** What you have to do **
Give back exactly the lines from the start of the listing to the line containing "import pandas as pd", inclusive, and nothing beyond them.

** Information provided **
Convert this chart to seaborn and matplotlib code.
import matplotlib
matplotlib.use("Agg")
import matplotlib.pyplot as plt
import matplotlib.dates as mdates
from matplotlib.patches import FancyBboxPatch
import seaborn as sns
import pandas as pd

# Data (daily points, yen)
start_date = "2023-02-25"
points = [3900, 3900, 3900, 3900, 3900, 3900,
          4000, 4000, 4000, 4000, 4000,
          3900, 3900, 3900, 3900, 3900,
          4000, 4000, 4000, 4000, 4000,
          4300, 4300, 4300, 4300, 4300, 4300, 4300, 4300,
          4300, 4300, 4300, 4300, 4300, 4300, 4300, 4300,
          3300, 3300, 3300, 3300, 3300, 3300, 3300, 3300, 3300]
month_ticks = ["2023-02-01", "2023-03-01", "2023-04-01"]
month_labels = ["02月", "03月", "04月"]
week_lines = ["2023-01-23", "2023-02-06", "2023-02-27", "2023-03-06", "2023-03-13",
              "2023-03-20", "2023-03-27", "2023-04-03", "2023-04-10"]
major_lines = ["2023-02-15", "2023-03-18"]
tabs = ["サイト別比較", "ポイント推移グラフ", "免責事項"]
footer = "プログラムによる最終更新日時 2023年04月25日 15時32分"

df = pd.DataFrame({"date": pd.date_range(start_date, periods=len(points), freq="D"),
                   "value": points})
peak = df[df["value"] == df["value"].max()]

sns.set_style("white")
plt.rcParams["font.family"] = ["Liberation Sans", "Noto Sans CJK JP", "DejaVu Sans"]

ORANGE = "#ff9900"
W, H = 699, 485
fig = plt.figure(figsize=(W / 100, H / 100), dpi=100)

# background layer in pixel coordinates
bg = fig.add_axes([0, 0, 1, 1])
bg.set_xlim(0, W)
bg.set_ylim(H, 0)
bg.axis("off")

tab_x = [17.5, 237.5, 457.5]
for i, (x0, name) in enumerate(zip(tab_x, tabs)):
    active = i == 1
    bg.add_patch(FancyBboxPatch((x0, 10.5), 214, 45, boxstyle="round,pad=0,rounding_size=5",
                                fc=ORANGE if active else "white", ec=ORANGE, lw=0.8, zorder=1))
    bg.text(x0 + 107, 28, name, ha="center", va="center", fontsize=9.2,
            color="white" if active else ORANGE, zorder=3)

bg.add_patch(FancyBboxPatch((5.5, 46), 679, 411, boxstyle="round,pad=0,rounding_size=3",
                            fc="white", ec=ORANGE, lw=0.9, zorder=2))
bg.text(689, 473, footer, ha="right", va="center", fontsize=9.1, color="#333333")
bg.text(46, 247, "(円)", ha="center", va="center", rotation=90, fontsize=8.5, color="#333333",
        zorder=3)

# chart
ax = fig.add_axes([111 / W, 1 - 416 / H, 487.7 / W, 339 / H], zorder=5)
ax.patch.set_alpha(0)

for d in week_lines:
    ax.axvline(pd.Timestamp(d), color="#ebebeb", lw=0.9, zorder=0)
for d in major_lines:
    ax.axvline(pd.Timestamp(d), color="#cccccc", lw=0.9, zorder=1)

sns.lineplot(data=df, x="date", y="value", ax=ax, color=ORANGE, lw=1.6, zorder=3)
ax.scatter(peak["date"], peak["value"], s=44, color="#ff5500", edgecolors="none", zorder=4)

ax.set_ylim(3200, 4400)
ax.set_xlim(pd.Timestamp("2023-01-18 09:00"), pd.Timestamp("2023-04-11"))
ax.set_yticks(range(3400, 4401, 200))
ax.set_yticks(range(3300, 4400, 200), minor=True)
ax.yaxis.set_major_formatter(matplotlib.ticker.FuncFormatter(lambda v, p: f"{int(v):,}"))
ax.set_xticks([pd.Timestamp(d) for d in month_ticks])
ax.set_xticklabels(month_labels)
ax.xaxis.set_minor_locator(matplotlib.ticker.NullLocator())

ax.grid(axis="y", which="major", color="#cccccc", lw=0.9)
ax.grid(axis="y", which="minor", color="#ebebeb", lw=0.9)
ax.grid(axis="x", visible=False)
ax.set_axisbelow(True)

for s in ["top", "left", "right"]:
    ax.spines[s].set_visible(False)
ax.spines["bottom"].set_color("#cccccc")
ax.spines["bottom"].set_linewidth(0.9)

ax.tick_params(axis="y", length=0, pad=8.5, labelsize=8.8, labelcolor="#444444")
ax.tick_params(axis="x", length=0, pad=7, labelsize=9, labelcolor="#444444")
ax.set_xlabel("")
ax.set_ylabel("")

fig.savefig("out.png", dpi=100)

** Output **
Convert this chart to seaborn and matplotlib code.
import matplotlib
matplotlib.use("Agg")
import matplotlib.pyplot as plt
import matplotlib.dates as mdates
from matplotlib.patches import FancyBboxPatch
import seaborn as sns
import pandas as pd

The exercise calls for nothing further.